You know, I wasn’t really an early Internet guy. We got “e-mail” in at my job at Monster Cable in 1994, and as I’ve written about here, it was a revelation for those of us who sometimes made more time at work for pranking each other than we did, you know, actual work. My mom, of all people, was cavorting on the Internet a good 18 months before I was, farting around in AOL chat rooms and telling me all about it. She once asked me if I knew who someone named “Costes” was, as he was a strange Frenchman she was being weirded-out by online, and whom she deduced was probably running in similar underground circles as I was. I did know – he was a Lisa Suckdog compatriot.  I don’t think I got my own e-mail address until late 1996, on “The Microsoft Network” – jhinman@msn.com. I never participated in chat rooms, the “Chug list”, on listservs or anything like that. I think my early web activity was restricted to reading Suck, Salon and Feed every single day, but honestly, until streamable and/or downloadable music became a thing, I mostly refrained from connecting with my fellow music freaks outside of e-mail correspondence until the late 1990s.  

Given the current enshitification of the Internet in 2024, the boundless enthusiasm in Escargot #1 for its potential to liberate us all from Kathleen, Jeanne and Windy in 1995 all seems very quaint, and a little sad, I suppose. We humans really fucked it all up, didn’t we? The whole idea here is to help shepherd readers, most of whom were new to online life, into the underground music crevices and ratholes that Kathleen, Jeanne and Windy were so excited about. There are lessons in “netiquette”, “modem musts”; a jargon dictionary; and helpful instructions for how to get going on e-mail, mailing lists and “the newest and most glitzy aspect of the Internet”: the World Wide Web. Then, at the end, they list who’s online that you ought to check out, like a Kiwimusic page, KZSU radio, Sebadoh’s and Stereolab’s respective web pages, and many lists to subscribe to.

When they interview someone, like Pussy Galore/Free Kitten’s Julia Cafritz or Franklin Bruno, the talk is fun and gossipy, primarily revolving around Internet stuff. These early adopters, Cafritz in particular, are already getting a little over it. I wonder how they feel now, after the birth, heyday and slow death of social media? Midway in, there’s a stream of live reviews with zero Internet content (I’m capitalizing that word and hyphenating “e-mail” because that is what we did in the 1990s), including shows I was personally in attendance at, such as the Dirty Three opening for the Thinking Fellers Union Local 282 during “Dirty Three Weekend” in San Francisco, which Windy Chien rightly reports as a long weekend in which everyone in town’s mind was suitably blown by that trio’s live performances. Mine certainly was – knew I’d like it because I’d been such a big Venom P. Stinger fan, but that first trip through from Dirty Three was even better.
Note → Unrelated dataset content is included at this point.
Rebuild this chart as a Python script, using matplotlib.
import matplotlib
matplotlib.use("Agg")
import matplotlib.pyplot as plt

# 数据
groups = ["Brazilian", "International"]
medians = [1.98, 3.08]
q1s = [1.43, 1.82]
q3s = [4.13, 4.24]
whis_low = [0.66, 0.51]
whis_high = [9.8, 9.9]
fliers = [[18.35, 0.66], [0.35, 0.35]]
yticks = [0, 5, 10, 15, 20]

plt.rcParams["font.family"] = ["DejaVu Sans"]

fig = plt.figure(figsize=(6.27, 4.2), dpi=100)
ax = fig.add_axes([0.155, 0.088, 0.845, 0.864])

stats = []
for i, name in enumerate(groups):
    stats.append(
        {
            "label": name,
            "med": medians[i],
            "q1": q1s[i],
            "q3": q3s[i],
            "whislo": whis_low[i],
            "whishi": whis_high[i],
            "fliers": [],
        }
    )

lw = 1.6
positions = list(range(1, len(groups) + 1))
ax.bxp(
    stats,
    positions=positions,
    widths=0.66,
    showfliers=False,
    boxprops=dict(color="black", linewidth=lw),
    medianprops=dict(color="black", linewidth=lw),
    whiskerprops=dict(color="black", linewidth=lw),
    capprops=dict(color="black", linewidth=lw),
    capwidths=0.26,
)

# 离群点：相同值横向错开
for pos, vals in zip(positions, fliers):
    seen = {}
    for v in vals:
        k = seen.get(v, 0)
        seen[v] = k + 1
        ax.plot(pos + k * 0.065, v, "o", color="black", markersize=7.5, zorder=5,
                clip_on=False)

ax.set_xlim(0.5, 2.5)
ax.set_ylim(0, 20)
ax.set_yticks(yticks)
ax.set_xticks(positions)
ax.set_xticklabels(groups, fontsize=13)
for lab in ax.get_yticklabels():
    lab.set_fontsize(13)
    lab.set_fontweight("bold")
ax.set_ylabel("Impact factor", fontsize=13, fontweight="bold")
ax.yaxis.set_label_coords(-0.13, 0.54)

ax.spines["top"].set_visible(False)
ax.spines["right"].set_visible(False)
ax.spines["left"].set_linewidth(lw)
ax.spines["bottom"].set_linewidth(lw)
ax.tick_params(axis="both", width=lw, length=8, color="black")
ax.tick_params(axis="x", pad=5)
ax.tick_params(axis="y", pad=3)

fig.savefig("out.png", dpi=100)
I also liked Jeanne McKinney’s description of “the lovely Miss Cindy Dall” during her time playing live with Smog. I certainly was smitten with her from the word go when I saw her play. “If you’ve seen them on either tour you’ll know what I mean by ‘the lovely Miss’…it’s what my friends call a ‘high-maintenance look’. Much of the time not only is Miss Dall tastefully made-up, with tastefully coiffed hair, but also with a theatrical gown. And while her guitar playing seems error-free, it’s pretty simple stuff…and even after the many shows she’s played with Smog, she still seems nervous but self-confident, on the one hand hiding behind her stage persona, on the other not quite sure where the persona ends…This is fascinating stuff for me.” Dall, sadly, died way too young. I really enjoyed her in Bill Callahan’s band, and there’s a great 1995 show available to watch right here if you’re interested. 
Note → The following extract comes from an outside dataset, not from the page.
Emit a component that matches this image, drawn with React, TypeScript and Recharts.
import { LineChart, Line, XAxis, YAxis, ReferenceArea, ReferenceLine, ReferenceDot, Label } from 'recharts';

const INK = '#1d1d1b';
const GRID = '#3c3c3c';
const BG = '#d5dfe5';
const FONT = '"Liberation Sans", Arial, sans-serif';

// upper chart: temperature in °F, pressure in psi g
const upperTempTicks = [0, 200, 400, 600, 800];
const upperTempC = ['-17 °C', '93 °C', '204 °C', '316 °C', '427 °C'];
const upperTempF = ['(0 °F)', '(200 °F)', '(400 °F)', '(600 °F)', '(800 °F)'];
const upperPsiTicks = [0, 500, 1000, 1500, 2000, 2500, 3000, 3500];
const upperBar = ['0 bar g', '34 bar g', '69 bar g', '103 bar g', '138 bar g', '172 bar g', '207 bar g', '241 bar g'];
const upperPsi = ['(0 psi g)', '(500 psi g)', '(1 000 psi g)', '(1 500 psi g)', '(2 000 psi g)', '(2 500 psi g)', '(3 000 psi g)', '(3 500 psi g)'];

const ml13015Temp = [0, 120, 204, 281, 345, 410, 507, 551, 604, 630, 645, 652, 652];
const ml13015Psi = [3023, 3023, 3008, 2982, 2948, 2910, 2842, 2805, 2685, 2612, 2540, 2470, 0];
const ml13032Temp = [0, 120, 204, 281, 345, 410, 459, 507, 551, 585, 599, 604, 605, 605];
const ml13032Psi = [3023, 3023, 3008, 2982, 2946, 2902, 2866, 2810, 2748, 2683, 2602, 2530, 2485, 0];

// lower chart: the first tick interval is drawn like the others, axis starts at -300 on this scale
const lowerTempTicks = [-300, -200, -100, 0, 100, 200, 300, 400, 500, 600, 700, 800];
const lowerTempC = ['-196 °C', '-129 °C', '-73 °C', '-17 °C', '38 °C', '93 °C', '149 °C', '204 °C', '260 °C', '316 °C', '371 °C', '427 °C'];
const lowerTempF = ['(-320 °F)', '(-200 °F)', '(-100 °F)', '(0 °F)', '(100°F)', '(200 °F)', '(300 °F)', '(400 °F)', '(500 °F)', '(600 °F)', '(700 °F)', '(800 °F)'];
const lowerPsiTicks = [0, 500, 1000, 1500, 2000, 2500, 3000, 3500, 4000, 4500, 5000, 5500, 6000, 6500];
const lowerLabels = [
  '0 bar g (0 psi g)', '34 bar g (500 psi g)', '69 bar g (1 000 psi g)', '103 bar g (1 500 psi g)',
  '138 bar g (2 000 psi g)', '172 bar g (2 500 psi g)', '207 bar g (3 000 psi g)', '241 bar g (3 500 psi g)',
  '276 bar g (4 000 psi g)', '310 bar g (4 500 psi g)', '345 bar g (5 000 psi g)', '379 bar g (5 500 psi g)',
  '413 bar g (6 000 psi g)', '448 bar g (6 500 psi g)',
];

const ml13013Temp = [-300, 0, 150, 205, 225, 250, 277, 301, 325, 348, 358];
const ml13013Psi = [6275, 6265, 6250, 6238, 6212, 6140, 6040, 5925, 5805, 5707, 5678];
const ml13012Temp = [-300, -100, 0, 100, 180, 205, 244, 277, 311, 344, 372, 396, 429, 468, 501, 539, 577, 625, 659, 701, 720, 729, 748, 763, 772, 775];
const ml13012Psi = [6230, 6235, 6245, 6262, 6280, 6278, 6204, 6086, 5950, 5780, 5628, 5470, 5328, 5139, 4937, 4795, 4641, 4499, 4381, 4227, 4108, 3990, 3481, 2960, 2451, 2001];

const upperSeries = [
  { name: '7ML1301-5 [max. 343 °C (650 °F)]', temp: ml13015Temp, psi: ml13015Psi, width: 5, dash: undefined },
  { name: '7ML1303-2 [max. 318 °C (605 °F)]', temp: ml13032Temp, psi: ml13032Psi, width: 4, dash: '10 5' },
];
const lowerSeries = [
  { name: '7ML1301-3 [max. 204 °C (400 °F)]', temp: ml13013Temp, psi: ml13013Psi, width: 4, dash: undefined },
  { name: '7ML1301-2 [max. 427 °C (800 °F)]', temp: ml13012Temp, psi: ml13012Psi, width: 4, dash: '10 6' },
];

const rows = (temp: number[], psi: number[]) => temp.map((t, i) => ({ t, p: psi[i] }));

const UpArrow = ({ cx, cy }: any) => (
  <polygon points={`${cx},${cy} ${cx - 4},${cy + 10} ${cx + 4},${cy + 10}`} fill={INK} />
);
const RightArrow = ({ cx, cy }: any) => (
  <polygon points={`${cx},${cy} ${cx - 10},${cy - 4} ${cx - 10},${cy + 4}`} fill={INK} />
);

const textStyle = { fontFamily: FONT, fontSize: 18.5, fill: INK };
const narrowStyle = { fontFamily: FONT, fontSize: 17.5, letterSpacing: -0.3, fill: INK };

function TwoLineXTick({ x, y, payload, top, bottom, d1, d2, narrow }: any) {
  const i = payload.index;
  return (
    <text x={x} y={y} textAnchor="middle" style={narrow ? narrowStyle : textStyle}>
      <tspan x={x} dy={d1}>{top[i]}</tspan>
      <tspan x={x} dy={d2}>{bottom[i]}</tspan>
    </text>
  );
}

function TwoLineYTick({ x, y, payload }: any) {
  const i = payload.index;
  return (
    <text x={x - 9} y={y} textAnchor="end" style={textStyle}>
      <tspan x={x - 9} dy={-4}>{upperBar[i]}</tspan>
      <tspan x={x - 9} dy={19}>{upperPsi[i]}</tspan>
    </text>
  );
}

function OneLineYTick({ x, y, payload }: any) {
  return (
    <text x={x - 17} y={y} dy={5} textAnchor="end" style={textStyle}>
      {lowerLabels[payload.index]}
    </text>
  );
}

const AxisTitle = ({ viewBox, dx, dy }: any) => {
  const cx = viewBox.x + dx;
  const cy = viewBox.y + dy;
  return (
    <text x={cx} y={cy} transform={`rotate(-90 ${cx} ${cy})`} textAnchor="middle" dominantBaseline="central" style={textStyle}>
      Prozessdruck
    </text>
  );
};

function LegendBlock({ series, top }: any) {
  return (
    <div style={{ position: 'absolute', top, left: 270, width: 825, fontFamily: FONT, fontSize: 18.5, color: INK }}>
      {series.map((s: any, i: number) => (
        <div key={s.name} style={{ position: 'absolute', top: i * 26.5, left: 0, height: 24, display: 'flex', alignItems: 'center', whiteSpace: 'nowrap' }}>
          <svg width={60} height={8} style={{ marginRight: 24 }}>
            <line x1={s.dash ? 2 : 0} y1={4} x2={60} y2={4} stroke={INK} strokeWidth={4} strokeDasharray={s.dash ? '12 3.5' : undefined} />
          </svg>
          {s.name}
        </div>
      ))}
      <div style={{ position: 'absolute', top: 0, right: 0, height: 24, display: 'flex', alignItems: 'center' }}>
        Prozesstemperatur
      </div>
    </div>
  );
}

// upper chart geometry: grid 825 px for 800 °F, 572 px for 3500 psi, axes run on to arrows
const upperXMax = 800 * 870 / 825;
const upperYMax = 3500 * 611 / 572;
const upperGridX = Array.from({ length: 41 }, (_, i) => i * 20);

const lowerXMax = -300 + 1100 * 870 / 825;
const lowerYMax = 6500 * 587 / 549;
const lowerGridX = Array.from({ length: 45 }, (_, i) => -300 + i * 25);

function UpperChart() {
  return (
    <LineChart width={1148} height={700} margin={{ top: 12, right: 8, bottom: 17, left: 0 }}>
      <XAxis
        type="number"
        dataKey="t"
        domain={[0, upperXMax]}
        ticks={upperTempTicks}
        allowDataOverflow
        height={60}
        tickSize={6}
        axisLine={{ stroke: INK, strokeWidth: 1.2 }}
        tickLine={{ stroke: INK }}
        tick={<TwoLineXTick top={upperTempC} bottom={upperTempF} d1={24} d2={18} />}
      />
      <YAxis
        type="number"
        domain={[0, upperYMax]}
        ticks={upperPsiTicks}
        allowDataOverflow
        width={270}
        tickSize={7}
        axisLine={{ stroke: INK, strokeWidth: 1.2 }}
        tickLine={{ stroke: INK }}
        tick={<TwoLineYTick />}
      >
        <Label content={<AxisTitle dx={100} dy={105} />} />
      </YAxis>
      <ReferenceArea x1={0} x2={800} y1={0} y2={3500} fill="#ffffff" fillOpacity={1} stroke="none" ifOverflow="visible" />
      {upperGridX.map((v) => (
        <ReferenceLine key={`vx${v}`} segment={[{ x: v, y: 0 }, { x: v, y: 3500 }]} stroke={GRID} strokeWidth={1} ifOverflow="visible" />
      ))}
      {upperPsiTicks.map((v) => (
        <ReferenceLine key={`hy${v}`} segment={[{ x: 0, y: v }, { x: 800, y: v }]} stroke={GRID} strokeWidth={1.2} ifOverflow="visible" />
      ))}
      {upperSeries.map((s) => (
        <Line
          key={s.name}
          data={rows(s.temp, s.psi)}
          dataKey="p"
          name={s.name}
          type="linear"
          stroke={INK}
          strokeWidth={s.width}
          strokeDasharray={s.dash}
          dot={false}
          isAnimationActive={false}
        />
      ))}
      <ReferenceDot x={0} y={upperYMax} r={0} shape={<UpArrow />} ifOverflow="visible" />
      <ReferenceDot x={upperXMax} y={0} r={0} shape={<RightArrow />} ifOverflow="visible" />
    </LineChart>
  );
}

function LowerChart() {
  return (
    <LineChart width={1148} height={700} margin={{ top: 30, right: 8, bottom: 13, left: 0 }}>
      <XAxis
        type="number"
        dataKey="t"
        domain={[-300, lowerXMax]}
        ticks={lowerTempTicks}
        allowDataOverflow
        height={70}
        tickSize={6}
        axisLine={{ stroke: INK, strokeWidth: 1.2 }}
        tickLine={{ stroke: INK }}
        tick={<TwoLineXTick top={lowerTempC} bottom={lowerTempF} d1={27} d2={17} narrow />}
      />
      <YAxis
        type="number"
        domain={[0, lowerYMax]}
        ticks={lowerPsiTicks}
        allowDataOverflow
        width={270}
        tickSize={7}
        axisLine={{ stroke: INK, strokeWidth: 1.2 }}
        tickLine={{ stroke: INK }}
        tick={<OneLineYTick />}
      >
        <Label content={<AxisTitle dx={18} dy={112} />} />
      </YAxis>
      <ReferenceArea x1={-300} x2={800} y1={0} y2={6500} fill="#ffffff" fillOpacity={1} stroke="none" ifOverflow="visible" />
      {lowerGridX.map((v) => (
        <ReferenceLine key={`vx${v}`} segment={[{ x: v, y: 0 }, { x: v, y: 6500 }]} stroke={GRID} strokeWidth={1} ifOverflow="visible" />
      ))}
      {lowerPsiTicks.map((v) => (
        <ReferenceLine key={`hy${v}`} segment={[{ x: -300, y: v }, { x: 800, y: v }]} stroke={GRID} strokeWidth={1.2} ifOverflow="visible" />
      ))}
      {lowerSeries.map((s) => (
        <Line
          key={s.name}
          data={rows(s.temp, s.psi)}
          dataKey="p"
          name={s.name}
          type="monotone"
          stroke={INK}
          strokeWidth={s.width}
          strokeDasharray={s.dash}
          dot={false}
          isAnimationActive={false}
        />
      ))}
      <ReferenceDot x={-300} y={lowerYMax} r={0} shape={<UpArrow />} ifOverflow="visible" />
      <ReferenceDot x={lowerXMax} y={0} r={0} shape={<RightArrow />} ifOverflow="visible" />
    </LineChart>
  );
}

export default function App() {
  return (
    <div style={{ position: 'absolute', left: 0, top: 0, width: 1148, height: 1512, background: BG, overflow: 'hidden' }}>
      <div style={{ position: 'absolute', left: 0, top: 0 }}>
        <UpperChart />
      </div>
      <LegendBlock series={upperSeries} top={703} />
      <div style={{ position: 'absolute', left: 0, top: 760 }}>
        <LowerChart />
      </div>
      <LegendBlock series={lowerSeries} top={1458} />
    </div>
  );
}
All fanzines are time capsules in their way, of course, yet Escargot #1 especially marks a moment in time that was unique, refreshing and exciting for those caught up in it all. You can feel the promise of the Internet as a place where oddballs and obsessives are already starting to find each other, an algorithm-free, advertising-free, VC-money-free, bottoms-up collective of misfits who are straddling the world of print fanzines on one hand and an undefined, exploding digital realm on the other. It’s one of the more interesting fanzines I’ve ever come across.